Por sorte mamãe estava com meu sobrinho no colo fazendo uma algazarra danada e ela mal conseguia entender o que eu falava: “o que você tá dizendo, menina?”

“Nada não, mãe…” – eu respondi, rindo. Nos despedimos e eu desliguei o telefone sentindo uma vontade tão grande de acordar em Paris que, se não fosse pela falta de grana, eu teria comprado as passagens imediatamente e, a essa altura, já estaria a caminho da cidade luz.

Às vezes vocês não imaginam coisas estúpidas, tristes ou divertidas? Vez ou outra não sentem saudade daquilo que nunca viveram? Pois. Eu sim.

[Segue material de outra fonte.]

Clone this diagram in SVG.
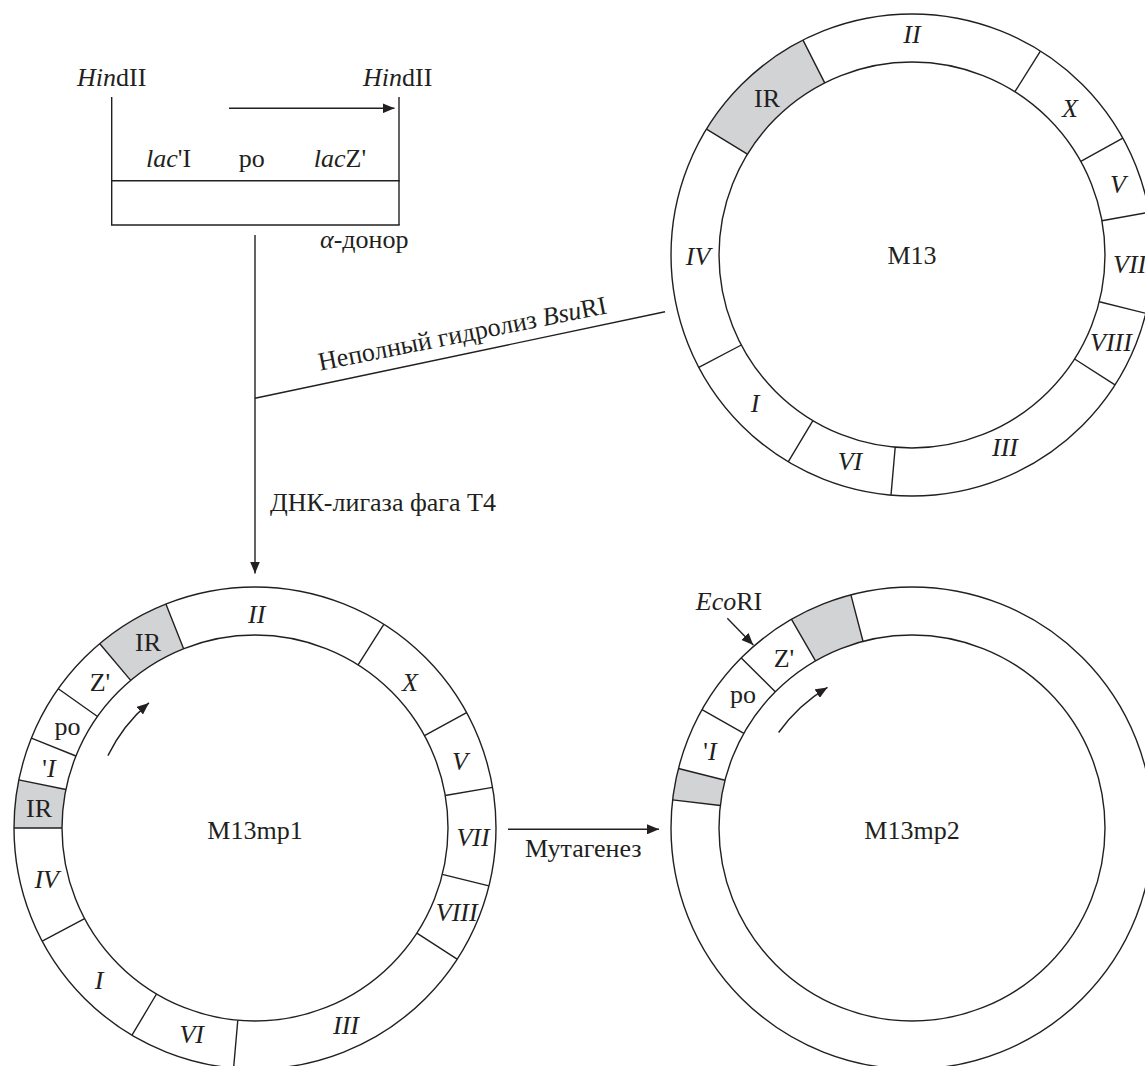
<svg xmlns="http://www.w3.org/2000/svg" width="1145" height="1066" viewBox="0 0 1145 1066">
<defs>
<style>
.ln{stroke:#231f20;stroke-width:1.4;fill:none}
.sh{fill:#d1d3d4;stroke:none}
text{font-family:"Liberation Serif","Times New Roman",serif;font-size:26px;fill:#231f20}
.c{text-anchor:middle}
.i{font-style:italic}
</style>
<marker id="ah" viewBox="0 0 12 10" refX="12" refY="5" markerWidth="12" markerHeight="10" markerUnits="userSpaceOnUse" orient="auto">
<path d="M0,0 L12,5 L0,10 z" fill="#231f20"/>
</marker>
</defs>
<rect width="1145" height="1066" fill="#fff"/>

<g id="donor">
<line class="ln" x1="111.7" y1="97" x2="111.7" y2="225"/>
<line class="ln" x1="399" y1="97" x2="399" y2="225"/>
<line class="ln" x1="111" y1="180.7" x2="399.7" y2="180.7"/>
<line class="ln" x1="111" y1="225" x2="399.7" y2="225"/>
<text x="77" y="86"><tspan class="i">Hin</tspan>dII</text>
<text x="363" y="86"><tspan class="i">Hin</tspan>dII</text>
<text x="168.5" y="167" class="c"><tspan class="i">lac</tspan>'I</text>
<text x="251.7" y="167" class="c">po</text>
<text x="340" y="167" class="c"><tspan class="i">lac</tspan>Z'</text>
<text x="320" y="248"><tspan class="i">α</tspan>-донор</text>
</g>

<g id="M13">
<path class="sh" d="M706.5 129.1 A241 241 0 0 1 803.0 40.1 L824.7 82.9 A193 193 0 0 0 747.4 154.2 Z"/>
<circle class="ln" cx="912" cy="255" r="241"/>
<circle class="ln" cx="912" cy="255" r="193"/>
<path class="ln" d="M706.5 129.1 L747.4 154.2 M803.0 40.1 L824.7 82.9 M1040.4 51.1 L1014.9 91.7 M1122.8 138.2 L1080.8 161.4 M1149.2 212.3 L1101.9 220.8 M1145.8 313.3 L1099.3 301.7 M1115.0 384.9 L1074.6 359.0 M891.0 495.1 L895.2 447.3 M788.2 461.8 L812.9 420.6 M698.8 367.4 L741.3 345.0"/>
<text x="912" y="43" class="c i">II</text>
<text x="767" y="106.5" class="c">IR</text>
<text x="1070" y="117" class="c i">X</text>
<text x="1118" y="193" class="c i">V</text>
<text x="1113" y="273" class="i">VII</text>
<text x="698" y="265" class="c i">IV</text>
<text x="912" y="264" class="c">M13</text>
<text x="1111" y="351" class="c i">VIII</text>
<text x="755" y="412" class="c i">I</text>
<text x="850" y="470" class="c i">VI</text>
<text x="1005" y="456" class="c i">III</text>
</g>

<g id="M13mp1">
<path class="sh" d="M99.8 643.7 A241 241 0 0 1 165.9 604.1 L183.6 648.7 A193 193 0 0 0 130.7 680.4 Z"/>
<path class="sh" d="M14 828 A241 241 0 0 1 18.8 779.9 L65.9 789.5 A193 193 0 0 0 62 828 Z"/>
<circle class="ln" cx="255" cy="828" r="241"/>
<circle class="ln" cx="255" cy="828" r="193"/>
<path class="ln" d="M42.2 941.1 L84.6 918.6 M14 828 L62 828 M18.8 779.9 L65.9 789.5 M31.4 738.1 L75.9 756.0 M58.3 688.7 L97.5 716.5 M99.8 643.7 L130.7 680.4 M165.9 604.1 L183.6 648.7 M383.8 624.3 L358.1 664.9 M466.6 712.6 L424.5 735.6 M492.6 787.4 L445.2 795.5 M488.9 885.9 L442.3 874.4 M457.1 959.2 L416.9 933.1 M233.6 1068.0 L237.8 1020.2 M132.0 1035.2 L156.5 994.0"/>
<path class="ln" d="M107.9 755.6 A164 164 0 0 1 148.9 702.9" marker-end="url(#ah)"/>
<text x="256.7" y="623" class="c i">II</text>
<text x="148" y="651" class="c">IR</text>
<text x="100" y="690.5" class="c">Z'</text>
<text x="67.5" y="735" class="c">po</text>
<text x="49" y="776.5" class="c">'<tspan class="i">I</tspan></text>
<text x="39" y="816.5" class="c">IR</text>
<text x="410" y="690.5" class="c i">X</text>
<text x="460" y="770" class="c i">V</text>
<text x="473" y="846" class="c i">VII</text>
<text x="255" y="839" class="c">M13mp1</text>
<text x="46.7" y="887.5" class="c i">IV</text>
<text x="456.7" y="921" class="c i">VIII</text>
<text x="99" y="989" class="c i">I</text>
<text x="191.7" y="1042.5" class="c i">VI</text>
<text x="346" y="1034" class="c i">III</text>
</g>

<g id="M13mp2">
<path class="sh" d="M672.6 799.9 A241 241 0 0 1 678.5 768.5 L725.0 780.3 A193 193 0 0 0 720.3 805.5 Z"/>
<path class="sh" d="M791.5 619.3 A241 241 0 0 1 850.9 594.9 L863.0 641.3 A193 193 0 0 0 815.5 660.9 Z"/>
<circle class="ln" cx="912" cy="828" r="241"/>
<circle class="ln" cx="912" cy="828" r="193"/>
<path class="ln" d="M672.6 799.9 L720.3 805.5 M678.5 768.5 L725.0 780.3 M702.0 709.7 L743.9 733.3 M741.3 657.9 L775.3 691.8 M791.5 619.3 L815.5 660.9 M850.9 594.9 L863.0 641.3"/>
<path class="ln" d="M778.6 732.5 A164 164 0 0 1 827.5 687.4" marker-end="url(#ah)"/>
<text x="784" y="666.5" class="c">Z'</text>
<text x="743" y="703" class="c">po</text>
<text x="710" y="760" class="c">'<tspan class="i">I</tspan></text>
<text x="729" y="610" class="c"><tspan class="i">Eco</tspan>RI</text>
<text x="912" y="839" class="c">M13mp2</text>
</g>

<g id="connectors">
<line class="ln" x1="229" y1="108.3" x2="394.5" y2="108.3" marker-end="url(#ah)"/>
<line class="ln" x1="255" y1="235" x2="255" y2="573.5" marker-end="url(#ah)"/>
<line class="ln" x1="255" y1="398.3" x2="665" y2="311.7"/>
<line class="ln" x1="508" y1="829.3" x2="659" y2="829.3" marker-end="url(#ah)"/>
<line class="ln" x1="727.3" y1="618.3" x2="753.3" y2="645" marker-end="url(#ah)"/>
</g>

<g id="labels">
<text x="464" y="342" class="c" transform="rotate(-11.3 464 342)">Неполный гидролиз <tspan class="i">Bsu</tspan>RI</text>
<text x="270" y="511">ДНК-лигаза фага T4</text>
<text x="525" y="857">Мутагенез</text>
</g>
</svg>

De quando em quando fecho os olhos e visualizo cenas inteiras, com detalhes (incluindo os sórdidos). É como se eu visitasse universos paralelos e, nesses universos eu sou autora, roteirista, diretora e atriz. E nos meus filmes acontecem coisas das mais extraordinárias às mais triviais. Das mais improváveis às mais possíveis.

Vou de um hotel em Paris à porta da minha geladeira. Imagino de uma conversa franca com Deus a um telefonema de trabalho. Invento que sou rica e fico imaginando que loucura deve ser a vida na classe média. Eu invento situações para testar emoções. É como provar o sabor das possibilidades.

Nunca inventei receber e-mail de ex-namorada de nenhum namorado meu, não. Pelo menos não até hoje, mas agora compreendo quem precisa inventar. Quem alimenta a imaginação não morre de tédio.

E eu, que não enviei nada, provocada por um e-mail imaginário, fiz melhor: escrevi um texto.

Agora eu preciso ir porque o dia amanhece e o cheiro da baguete fresquinha tá invadindo o meu quarto. Querem alguma coisa de Paris?